A MLTL is simple since it’s nothing more than a BR stretched out until it has sufficient ¼ WL action to damp the vent enough to require altering its specs to maintain a given tuning [Fb]. This doesn’t mean it has to be ¼ WL of Fb, only long enough to add damping to the vent, which will be up in the mid-bass for most apps, ergo why it creates a wider vent BW than the BR. In between these two acoustical loading points it’s still a BR.

I like this way of thinking about it.
 
Historically, the BVR alignment was required to offset as much as practical the shortcomings of the electronics and software of the tube era and what we define as baffle step compensation [BSC] now, so for me, the BVR need only be used for high output impedance apps or where the speaker will be well away from any wall/corners or when one wants to tune the cab over a wider than normal BW [DBR and its short horn variants].

GM

GM,

If the BVR bass gets muddy/boomy, then it's the time to pull them away from walls/corners?

Any other way you suggest to tighten the bass in case placing them near walls is the only option?

-Zia
 
My thought with Pensil was whether there was an advantage in adding a 'big' vent to what is currently a 'little' vent in order to couple any LF output from that vent to the room for improved bass.

In terms of scaling, for the most part, I'm only looking to make the box narrower - no change in driver.

Hmm, since the Pensil is already long enough to tune/damp its vent over a relatively wide BW, adding a large vent to the existing one would lower Fb, adding more gain BW at the expense of smoothness, but not sure if that's a good plan or not, especially WRT driver protection.

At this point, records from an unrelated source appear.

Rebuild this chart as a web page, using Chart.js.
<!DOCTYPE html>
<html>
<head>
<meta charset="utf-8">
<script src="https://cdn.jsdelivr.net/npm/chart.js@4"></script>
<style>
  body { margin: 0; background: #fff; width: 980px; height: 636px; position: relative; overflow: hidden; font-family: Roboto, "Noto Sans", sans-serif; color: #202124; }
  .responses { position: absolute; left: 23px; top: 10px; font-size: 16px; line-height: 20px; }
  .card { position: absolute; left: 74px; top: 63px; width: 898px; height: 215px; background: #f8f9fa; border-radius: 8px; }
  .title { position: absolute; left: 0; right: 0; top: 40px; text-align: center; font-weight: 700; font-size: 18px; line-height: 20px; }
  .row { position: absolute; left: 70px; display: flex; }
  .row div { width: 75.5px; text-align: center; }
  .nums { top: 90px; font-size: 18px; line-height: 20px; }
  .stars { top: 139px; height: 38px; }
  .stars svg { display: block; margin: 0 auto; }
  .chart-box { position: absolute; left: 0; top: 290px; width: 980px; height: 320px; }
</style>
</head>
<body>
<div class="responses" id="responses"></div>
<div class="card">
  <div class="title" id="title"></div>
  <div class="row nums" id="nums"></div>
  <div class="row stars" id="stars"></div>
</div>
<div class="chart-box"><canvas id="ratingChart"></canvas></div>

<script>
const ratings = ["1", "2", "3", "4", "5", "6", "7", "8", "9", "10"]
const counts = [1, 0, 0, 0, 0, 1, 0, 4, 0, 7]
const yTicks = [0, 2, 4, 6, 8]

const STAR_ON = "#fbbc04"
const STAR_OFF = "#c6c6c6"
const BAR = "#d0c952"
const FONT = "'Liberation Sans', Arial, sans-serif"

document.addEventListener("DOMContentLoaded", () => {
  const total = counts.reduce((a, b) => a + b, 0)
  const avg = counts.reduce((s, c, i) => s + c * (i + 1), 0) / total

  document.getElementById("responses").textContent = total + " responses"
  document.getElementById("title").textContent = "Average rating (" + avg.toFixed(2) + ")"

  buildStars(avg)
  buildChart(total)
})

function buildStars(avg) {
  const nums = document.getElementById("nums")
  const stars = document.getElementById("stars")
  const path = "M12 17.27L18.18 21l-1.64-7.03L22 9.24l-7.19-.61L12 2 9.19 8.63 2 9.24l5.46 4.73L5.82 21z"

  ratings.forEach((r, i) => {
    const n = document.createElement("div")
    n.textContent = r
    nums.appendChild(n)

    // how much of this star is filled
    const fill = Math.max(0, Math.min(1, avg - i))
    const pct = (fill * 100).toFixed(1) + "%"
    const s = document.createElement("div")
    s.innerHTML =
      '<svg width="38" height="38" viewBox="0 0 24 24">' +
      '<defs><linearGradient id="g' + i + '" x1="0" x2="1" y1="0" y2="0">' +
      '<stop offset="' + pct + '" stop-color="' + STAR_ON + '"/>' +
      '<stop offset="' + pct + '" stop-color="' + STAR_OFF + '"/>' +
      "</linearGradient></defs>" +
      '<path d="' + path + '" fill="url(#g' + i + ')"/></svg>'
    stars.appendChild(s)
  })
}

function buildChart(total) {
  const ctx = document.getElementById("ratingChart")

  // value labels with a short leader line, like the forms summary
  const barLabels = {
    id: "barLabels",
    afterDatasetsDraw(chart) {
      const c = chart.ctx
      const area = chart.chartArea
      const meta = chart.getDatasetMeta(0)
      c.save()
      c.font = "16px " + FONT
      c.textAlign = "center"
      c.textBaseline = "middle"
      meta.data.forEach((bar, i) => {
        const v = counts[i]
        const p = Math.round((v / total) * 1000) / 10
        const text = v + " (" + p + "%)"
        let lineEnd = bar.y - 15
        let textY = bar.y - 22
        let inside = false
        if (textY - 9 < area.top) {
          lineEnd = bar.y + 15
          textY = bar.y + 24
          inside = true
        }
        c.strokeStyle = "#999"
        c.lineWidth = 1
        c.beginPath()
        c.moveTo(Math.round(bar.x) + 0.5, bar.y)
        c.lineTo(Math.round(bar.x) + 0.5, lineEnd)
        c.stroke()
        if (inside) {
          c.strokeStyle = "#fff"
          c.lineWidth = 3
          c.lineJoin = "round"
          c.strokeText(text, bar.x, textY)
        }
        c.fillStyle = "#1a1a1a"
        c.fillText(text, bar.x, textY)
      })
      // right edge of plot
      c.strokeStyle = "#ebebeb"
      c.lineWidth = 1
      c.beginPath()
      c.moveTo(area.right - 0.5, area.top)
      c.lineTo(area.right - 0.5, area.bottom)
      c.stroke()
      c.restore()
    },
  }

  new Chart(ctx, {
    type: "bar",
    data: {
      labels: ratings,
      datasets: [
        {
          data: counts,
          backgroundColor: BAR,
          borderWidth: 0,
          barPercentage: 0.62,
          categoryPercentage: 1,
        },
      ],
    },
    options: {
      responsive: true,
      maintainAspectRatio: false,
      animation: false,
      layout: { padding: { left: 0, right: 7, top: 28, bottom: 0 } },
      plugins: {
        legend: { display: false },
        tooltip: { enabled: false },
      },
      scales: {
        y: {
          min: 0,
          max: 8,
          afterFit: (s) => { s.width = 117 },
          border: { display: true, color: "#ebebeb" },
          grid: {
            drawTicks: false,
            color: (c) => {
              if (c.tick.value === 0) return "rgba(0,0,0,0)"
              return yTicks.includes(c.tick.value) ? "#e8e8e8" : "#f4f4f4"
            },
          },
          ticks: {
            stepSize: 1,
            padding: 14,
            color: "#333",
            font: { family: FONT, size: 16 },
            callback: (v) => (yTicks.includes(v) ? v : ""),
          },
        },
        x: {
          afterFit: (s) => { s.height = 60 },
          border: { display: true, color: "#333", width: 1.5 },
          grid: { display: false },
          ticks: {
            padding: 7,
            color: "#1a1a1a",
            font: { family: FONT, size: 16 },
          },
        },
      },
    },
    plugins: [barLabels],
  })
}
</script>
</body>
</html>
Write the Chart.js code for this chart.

Don't recall ever experimenting with, or even simming, one.

Then again, I guess the bottom vent couplers I've used like I spec'd for the original 'short' Jordan JX92S MLTL could be construed as one [the volume behind the sloped baffle should be filled with sterilized sand, Portland cement, Kitty Litter, Oil Dri or similar].

I've never built or even auditioned any, but folks say it makes smooth, solid bass with no need for BSC once properly toe'd in as Jordan recommends.

Scaling in what way? By reducing its net Vb or just changing its width x depth ratio to some golden or acoustic ratio?